TASK INSTRUCTIONS: Set down word for word the lines running from the line with "Clone this chart in Apache ECharts." to the line with "const yAxisName = 'ค่าการนำไฟฟ้า (μS/cm)';", ends included. Skip every picture.

++++++++

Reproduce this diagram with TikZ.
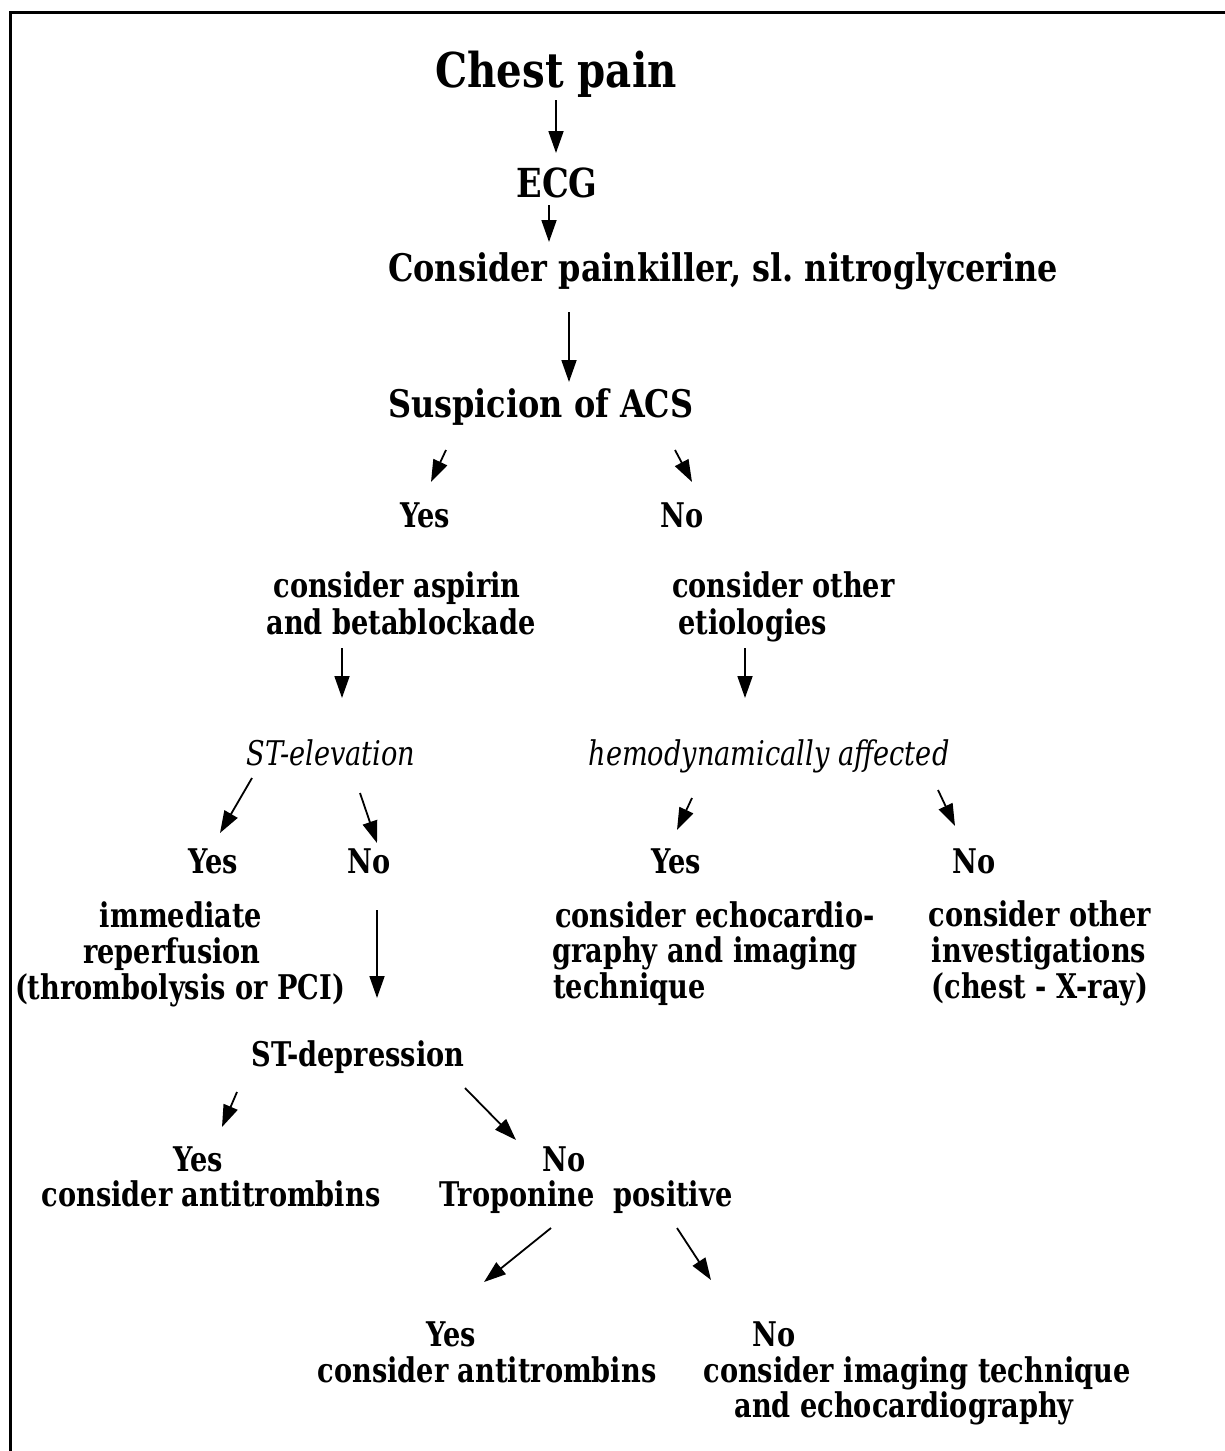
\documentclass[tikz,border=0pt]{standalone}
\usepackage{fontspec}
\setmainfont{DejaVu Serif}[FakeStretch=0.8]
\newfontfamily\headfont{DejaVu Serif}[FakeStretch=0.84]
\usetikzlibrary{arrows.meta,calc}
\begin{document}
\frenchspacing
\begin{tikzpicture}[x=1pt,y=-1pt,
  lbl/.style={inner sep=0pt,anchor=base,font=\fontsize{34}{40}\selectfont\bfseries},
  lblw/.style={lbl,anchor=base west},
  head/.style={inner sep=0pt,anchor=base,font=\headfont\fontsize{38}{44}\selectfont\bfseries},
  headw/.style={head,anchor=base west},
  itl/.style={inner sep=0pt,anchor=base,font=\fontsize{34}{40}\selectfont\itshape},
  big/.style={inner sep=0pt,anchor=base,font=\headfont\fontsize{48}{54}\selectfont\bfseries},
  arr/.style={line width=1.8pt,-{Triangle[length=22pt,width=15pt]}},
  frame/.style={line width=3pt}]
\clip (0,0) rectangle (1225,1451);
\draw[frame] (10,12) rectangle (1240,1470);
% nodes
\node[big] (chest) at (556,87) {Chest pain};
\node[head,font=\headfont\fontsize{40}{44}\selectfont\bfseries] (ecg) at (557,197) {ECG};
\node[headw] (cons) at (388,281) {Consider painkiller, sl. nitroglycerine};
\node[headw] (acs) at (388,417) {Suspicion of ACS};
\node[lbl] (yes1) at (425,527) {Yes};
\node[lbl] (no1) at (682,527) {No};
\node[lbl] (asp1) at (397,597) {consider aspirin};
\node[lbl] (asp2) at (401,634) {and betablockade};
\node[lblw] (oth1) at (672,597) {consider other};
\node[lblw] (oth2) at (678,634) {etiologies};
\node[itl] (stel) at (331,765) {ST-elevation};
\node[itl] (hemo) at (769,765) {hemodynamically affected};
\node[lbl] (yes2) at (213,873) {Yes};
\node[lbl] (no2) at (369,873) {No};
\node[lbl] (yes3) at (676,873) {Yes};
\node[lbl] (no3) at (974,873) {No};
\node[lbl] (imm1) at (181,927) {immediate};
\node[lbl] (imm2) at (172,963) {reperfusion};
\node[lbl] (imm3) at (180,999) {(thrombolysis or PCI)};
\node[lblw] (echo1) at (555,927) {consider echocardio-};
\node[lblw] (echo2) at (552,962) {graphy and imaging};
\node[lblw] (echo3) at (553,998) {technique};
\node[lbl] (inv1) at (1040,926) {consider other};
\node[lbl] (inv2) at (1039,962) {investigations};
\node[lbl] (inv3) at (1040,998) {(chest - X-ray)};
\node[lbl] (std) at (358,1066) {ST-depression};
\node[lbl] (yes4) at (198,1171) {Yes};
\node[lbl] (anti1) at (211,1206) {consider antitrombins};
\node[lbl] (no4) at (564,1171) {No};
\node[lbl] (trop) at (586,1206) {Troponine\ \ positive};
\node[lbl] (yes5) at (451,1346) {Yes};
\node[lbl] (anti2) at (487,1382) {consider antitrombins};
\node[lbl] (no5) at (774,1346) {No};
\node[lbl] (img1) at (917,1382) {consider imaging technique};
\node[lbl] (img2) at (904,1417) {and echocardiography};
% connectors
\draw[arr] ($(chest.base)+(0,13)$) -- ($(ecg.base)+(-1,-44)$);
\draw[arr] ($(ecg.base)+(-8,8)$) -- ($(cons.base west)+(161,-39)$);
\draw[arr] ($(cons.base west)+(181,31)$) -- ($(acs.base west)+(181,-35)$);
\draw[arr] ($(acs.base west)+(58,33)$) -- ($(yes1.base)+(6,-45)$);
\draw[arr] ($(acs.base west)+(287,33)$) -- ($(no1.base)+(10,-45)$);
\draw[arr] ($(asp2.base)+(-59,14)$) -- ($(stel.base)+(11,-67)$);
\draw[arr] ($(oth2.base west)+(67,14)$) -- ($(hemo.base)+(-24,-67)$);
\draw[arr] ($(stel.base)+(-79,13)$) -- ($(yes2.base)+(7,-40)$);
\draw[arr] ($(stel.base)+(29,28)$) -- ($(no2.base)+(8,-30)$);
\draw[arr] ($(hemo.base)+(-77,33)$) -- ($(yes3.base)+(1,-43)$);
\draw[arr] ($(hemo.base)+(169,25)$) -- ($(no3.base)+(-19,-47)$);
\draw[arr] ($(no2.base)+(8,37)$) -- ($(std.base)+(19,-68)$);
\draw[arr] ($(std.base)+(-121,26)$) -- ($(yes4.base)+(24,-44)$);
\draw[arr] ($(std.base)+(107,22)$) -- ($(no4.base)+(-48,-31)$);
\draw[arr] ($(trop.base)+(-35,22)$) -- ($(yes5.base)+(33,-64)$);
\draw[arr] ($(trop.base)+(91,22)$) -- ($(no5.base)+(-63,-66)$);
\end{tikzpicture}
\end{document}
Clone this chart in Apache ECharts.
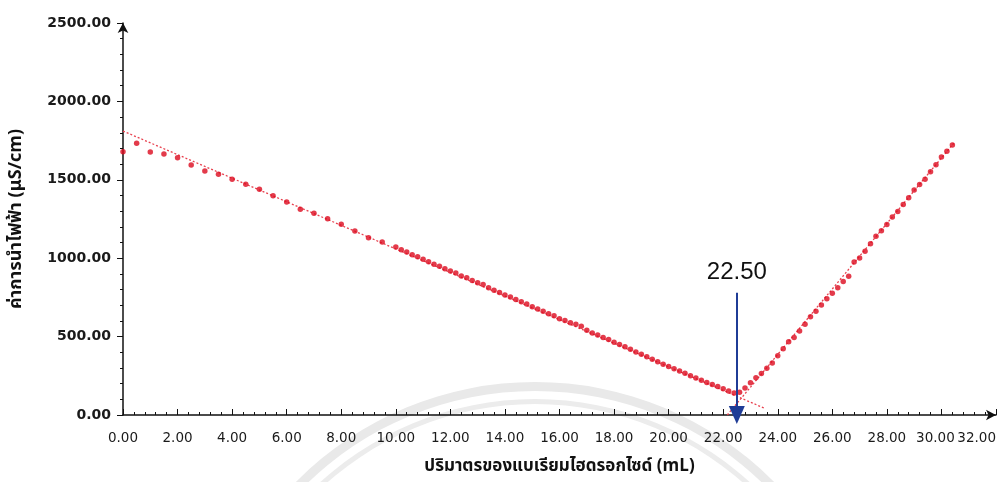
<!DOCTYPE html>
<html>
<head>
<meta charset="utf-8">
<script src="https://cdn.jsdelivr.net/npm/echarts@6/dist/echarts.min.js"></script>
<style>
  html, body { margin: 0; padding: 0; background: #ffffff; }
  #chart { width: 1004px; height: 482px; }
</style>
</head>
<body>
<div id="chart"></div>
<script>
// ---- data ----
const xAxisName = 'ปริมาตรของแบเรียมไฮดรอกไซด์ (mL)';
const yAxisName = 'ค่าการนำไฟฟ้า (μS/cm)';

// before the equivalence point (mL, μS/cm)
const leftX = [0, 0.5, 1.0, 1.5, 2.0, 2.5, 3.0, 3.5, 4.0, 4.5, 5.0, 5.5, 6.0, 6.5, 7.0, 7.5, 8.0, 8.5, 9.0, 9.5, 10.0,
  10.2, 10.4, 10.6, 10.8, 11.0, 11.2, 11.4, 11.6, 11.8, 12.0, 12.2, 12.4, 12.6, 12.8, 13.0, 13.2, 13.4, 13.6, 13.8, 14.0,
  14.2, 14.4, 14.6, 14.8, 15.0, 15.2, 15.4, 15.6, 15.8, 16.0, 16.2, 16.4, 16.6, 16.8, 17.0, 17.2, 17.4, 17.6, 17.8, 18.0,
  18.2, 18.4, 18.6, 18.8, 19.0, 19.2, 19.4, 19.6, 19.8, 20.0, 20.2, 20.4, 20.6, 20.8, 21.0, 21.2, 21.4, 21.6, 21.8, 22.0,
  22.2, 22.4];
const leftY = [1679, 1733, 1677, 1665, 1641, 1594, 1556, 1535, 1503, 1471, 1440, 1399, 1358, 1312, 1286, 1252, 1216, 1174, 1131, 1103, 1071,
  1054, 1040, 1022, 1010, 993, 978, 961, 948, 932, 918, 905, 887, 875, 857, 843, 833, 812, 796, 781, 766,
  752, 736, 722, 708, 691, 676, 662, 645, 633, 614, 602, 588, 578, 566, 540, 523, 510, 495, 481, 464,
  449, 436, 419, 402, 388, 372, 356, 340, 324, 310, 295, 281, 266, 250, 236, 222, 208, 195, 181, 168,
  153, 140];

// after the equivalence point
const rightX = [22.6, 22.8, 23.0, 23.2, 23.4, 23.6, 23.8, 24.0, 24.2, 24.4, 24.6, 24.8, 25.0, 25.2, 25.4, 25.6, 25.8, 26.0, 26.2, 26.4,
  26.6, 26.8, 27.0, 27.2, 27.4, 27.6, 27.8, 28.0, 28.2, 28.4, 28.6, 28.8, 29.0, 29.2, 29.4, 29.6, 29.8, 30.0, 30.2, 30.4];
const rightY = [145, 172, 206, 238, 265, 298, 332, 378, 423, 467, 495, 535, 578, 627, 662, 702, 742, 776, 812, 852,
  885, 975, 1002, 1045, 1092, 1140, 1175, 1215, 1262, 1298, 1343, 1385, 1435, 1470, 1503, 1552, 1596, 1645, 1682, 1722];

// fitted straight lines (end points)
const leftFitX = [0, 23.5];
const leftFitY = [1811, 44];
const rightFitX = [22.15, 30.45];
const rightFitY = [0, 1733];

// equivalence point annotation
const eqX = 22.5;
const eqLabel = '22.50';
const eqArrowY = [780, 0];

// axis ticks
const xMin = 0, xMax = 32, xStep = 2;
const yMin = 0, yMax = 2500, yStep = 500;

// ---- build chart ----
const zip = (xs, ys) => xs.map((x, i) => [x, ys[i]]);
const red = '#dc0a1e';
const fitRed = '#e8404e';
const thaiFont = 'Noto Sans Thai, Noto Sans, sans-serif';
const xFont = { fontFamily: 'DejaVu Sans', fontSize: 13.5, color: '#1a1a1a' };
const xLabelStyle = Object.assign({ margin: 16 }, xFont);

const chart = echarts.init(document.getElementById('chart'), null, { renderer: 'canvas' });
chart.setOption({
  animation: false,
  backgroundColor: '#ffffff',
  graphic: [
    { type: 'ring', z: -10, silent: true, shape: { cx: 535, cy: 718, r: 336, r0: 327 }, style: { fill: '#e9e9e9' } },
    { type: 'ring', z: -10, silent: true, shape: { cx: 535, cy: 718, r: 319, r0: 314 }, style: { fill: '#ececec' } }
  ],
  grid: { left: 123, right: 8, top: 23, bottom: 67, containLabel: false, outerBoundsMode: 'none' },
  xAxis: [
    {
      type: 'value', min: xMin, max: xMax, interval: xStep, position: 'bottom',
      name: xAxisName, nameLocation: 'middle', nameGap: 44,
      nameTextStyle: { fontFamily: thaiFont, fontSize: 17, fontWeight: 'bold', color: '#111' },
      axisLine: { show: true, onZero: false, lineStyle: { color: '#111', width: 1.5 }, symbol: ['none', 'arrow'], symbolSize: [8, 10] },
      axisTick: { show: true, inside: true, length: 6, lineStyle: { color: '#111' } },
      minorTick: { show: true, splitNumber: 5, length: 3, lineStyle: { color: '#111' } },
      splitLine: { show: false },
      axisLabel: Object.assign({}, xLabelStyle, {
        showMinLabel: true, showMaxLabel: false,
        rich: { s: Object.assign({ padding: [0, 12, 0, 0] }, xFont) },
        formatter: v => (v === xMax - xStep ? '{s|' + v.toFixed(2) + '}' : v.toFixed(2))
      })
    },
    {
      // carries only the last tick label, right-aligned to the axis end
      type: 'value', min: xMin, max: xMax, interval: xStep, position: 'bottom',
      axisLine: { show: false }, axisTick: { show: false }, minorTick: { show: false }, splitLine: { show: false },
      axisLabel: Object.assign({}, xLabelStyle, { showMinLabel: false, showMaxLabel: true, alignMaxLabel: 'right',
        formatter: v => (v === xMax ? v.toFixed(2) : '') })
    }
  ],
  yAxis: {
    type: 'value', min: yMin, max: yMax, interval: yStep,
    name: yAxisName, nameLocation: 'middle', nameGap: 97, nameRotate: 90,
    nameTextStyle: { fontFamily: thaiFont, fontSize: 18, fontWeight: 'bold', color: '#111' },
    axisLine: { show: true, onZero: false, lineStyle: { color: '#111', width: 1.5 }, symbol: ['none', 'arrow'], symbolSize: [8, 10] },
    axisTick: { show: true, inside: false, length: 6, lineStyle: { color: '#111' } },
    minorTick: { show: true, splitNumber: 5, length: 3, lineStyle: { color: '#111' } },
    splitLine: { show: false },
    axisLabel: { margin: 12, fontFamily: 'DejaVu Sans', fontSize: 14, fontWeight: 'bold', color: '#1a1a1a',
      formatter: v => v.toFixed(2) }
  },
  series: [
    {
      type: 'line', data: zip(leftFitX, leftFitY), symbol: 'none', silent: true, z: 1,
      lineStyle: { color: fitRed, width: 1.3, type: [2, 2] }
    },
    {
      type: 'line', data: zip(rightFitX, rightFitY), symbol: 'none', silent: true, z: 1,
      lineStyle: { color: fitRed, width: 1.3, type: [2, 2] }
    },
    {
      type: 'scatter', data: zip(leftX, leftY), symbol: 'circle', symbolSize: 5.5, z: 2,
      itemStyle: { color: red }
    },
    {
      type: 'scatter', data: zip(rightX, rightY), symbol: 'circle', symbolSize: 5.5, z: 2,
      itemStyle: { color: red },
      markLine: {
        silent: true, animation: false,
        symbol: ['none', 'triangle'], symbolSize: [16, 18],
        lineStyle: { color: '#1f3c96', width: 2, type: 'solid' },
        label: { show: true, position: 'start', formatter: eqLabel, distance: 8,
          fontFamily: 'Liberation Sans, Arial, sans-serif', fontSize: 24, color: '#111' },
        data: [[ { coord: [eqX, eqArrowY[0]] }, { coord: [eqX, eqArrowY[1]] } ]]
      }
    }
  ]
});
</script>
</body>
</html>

++++++++

OUTPUT BELOW:
Clone this chart in Apache ECharts.
<!DOCTYPE html>
<html>
<head>
<meta charset="utf-8">
<script src="https://cdn.jsdelivr.net/npm/echarts@6/dist/echarts.min.js"></script>
<style>
  html, body { margin: 0; padding: 0; background: #ffffff; }
  #chart { width: 1004px; height: 482px; }
</style>
</head>
<body>
<div id="chart"></div>
<script>
// ---- data ----
const xAxisName = 'ปริมาตรของแบเรียมไฮดรอกไซด์ (mL)';
const yAxisName = 'ค่าการนำไฟฟ้า (μS/cm)';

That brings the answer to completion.